>>>
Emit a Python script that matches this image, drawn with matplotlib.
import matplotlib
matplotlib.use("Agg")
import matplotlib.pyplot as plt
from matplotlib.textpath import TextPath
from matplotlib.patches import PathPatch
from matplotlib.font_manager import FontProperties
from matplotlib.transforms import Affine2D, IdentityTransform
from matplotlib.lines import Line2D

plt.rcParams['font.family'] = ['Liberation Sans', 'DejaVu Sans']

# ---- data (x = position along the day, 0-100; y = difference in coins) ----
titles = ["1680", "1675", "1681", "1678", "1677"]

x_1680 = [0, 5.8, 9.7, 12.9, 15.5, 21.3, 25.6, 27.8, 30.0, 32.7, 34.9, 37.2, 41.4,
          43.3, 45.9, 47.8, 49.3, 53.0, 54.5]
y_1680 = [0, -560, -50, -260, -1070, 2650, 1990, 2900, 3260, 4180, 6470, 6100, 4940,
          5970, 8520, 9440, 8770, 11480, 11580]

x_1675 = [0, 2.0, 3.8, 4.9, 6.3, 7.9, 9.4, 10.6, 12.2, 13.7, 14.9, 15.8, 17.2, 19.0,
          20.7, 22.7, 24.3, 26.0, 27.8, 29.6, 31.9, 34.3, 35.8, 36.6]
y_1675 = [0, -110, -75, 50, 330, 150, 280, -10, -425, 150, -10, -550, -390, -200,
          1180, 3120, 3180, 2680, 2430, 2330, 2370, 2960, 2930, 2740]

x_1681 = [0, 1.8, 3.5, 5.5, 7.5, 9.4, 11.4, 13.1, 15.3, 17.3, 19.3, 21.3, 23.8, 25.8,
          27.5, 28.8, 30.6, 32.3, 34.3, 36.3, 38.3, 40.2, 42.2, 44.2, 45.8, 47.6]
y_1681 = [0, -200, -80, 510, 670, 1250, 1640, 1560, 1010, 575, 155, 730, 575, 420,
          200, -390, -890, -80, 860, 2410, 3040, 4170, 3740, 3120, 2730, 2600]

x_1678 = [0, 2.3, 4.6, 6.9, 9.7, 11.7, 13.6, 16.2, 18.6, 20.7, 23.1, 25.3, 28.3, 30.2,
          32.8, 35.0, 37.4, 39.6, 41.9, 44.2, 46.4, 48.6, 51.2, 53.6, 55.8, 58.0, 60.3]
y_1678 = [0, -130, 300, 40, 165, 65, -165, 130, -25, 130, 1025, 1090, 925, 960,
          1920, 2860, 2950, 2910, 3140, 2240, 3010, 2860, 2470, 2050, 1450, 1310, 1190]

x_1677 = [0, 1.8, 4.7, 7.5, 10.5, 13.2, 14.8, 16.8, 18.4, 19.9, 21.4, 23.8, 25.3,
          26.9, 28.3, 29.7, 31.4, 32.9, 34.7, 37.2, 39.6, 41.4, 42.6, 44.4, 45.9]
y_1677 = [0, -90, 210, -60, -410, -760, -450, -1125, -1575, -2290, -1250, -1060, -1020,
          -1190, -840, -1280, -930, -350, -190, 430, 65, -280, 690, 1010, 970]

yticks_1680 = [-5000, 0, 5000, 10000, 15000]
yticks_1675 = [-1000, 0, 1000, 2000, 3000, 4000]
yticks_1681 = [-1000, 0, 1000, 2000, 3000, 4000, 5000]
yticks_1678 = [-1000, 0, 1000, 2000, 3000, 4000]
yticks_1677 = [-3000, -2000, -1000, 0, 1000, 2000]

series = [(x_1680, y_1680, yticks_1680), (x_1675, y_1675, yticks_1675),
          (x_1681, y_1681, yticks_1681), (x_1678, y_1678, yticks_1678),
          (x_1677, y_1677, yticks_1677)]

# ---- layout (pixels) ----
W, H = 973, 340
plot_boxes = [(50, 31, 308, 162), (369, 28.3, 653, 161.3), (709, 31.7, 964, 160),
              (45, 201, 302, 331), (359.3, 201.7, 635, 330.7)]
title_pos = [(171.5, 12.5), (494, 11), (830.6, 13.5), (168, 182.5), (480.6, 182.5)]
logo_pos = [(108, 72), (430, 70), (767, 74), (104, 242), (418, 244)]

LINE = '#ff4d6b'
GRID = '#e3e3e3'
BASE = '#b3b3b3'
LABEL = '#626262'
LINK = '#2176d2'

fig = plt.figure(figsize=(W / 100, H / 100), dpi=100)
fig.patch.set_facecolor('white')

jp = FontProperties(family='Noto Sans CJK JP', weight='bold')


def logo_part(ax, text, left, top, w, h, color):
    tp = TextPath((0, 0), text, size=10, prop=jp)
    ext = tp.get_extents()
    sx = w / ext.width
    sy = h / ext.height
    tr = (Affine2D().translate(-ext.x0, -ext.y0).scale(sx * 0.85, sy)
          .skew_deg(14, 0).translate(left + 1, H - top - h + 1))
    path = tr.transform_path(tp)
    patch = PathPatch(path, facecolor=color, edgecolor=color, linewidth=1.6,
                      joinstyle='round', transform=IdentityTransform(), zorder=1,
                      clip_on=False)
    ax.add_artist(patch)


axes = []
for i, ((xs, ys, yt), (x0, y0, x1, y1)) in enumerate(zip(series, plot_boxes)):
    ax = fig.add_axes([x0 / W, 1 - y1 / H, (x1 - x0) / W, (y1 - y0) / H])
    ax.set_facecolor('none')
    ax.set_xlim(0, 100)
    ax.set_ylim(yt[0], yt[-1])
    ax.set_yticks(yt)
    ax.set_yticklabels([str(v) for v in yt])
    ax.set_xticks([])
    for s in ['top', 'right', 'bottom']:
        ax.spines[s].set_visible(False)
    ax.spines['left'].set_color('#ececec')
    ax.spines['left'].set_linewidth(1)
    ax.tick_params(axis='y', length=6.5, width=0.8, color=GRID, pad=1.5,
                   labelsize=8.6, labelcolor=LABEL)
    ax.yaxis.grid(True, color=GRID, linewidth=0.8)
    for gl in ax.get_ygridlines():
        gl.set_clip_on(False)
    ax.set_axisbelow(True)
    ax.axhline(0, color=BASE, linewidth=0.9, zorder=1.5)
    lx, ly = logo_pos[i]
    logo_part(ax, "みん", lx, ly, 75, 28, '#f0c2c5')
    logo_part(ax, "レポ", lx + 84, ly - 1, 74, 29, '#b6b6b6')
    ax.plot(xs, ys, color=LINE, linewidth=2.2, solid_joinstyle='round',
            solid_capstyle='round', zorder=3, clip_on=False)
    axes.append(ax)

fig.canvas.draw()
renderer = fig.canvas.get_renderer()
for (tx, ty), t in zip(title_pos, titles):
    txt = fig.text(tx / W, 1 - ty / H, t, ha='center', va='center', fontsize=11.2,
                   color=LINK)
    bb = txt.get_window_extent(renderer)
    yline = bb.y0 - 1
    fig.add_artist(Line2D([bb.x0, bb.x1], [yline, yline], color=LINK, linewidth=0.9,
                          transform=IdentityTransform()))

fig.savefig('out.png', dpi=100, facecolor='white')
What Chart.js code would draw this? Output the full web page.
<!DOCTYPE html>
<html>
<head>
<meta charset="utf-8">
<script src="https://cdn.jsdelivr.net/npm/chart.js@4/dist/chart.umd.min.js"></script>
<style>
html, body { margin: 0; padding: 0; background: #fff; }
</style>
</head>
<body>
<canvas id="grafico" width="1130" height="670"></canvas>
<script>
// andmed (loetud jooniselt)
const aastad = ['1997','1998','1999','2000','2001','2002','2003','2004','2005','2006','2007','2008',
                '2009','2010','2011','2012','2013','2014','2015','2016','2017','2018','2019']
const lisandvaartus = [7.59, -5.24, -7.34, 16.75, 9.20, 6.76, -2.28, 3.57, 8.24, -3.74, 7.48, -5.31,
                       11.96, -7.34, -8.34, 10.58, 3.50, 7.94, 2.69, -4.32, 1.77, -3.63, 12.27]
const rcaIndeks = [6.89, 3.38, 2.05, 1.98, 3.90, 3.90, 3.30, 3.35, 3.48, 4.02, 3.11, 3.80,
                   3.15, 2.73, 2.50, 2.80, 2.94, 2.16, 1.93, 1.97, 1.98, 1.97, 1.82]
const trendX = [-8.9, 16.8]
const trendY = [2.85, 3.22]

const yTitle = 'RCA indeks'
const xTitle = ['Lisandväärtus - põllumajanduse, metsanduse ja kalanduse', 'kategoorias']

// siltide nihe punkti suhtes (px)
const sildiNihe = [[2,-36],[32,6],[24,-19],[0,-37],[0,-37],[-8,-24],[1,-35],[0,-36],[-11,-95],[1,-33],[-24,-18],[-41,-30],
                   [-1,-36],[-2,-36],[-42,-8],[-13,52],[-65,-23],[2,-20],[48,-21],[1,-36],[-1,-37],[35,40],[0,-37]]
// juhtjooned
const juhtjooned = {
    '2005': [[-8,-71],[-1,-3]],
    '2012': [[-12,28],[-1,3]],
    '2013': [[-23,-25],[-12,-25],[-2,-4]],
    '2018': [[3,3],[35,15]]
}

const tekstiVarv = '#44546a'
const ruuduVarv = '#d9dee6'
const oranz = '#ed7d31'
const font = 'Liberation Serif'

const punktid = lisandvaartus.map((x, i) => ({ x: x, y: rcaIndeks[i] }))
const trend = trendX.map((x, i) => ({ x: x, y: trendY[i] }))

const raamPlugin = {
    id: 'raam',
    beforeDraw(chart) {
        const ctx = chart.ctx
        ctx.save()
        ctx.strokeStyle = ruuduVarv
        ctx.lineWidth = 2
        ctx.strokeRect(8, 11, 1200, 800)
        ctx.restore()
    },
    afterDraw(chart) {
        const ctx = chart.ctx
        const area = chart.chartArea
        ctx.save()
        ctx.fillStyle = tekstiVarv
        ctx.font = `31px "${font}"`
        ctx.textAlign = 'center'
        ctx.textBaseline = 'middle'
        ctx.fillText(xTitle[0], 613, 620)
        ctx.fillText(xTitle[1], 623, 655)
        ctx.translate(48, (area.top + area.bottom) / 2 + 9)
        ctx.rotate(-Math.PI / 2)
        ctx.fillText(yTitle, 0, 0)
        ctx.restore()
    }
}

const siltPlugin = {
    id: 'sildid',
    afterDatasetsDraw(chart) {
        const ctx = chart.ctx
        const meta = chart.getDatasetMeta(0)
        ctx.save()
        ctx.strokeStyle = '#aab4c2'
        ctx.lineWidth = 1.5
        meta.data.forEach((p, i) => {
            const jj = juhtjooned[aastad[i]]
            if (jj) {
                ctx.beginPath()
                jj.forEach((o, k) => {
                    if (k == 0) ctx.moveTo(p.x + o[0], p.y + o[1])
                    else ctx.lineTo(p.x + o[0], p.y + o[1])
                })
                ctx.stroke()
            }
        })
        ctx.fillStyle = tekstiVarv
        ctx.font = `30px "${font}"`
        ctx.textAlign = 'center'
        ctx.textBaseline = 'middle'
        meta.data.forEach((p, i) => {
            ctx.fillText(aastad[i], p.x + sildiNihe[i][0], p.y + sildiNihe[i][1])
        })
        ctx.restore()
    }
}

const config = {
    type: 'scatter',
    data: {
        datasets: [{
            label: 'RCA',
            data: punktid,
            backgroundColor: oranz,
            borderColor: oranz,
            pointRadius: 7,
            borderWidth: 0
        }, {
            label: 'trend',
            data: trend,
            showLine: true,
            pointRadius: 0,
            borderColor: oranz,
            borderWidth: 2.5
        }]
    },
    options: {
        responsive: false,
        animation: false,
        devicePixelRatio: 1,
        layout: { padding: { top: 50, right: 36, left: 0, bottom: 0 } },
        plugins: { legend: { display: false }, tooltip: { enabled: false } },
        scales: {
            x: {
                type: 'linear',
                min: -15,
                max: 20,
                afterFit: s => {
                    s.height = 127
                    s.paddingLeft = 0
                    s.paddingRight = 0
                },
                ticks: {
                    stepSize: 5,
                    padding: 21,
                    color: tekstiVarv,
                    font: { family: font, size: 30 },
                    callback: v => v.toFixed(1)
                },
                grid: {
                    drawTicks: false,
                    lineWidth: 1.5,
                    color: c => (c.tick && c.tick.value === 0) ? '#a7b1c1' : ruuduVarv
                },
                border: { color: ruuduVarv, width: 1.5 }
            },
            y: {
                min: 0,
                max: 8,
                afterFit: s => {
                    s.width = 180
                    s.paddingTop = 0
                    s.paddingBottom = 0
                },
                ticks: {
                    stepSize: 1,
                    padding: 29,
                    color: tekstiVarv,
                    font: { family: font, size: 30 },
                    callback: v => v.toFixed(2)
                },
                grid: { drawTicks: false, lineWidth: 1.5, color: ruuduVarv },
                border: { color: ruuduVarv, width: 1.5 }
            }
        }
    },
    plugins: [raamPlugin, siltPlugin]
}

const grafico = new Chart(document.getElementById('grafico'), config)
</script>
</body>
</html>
<<<
- **SHORT EXERCISE**:
Write out, unaltered, the lines from the opening of the listing through the line that includes "1180, 3120, 3180, 2680, 2430, 2330, 2370, 2960, 2930, 2740]".

- **RESPONSE FOR THIS EXERCISE**:
Emit a Python script that matches this image, drawn with matplotlib.
import matplotlib
matplotlib.use("Agg")
import matplotlib.pyplot as plt
from matplotlib.textpath import TextPath
from matplotlib.patches import PathPatch
from matplotlib.font_manager import FontProperties
from matplotlib.transforms import Affine2D, IdentityTransform
from matplotlib.lines import Line2D

plt.rcParams['font.family'] = ['Liberation Sans', 'DejaVu Sans']

# ---- data (x = position along the day, 0-100; y = difference in coins) ----
titles = ["1680", "1675", "1681", "1678", "1677"]

x_1680 = [0, 5.8, 9.7, 12.9, 15.5, 21.3, 25.6, 27.8, 30.0, 32.7, 34.9, 37.2, 41.4,
          43.3, 45.9, 47.8, 49.3, 53.0, 54.5]
y_1680 = [0, -560, -50, -260, -1070, 2650, 1990, 2900, 3260, 4180, 6470, 6100, 4940,
          5970, 8520, 9440, 8770, 11480, 11580]

x_1675 = [0, 2.0, 3.8, 4.9, 6.3, 7.9, 9.4, 10.6, 12.2, 13.7, 14.9, 15.8, 17.2, 19.0,
          20.7, 22.7, 24.3, 26.0, 27.8, 29.6, 31.9, 34.3, 35.8, 36.6]
y_1675 = [0, -110, -75, 50, 330, 150, 280, -10, -425, 150, -10, -550, -390, -200,
          1180, 3120, 3180, 2680, 2430, 2330, 2370, 2960, 2930, 2740]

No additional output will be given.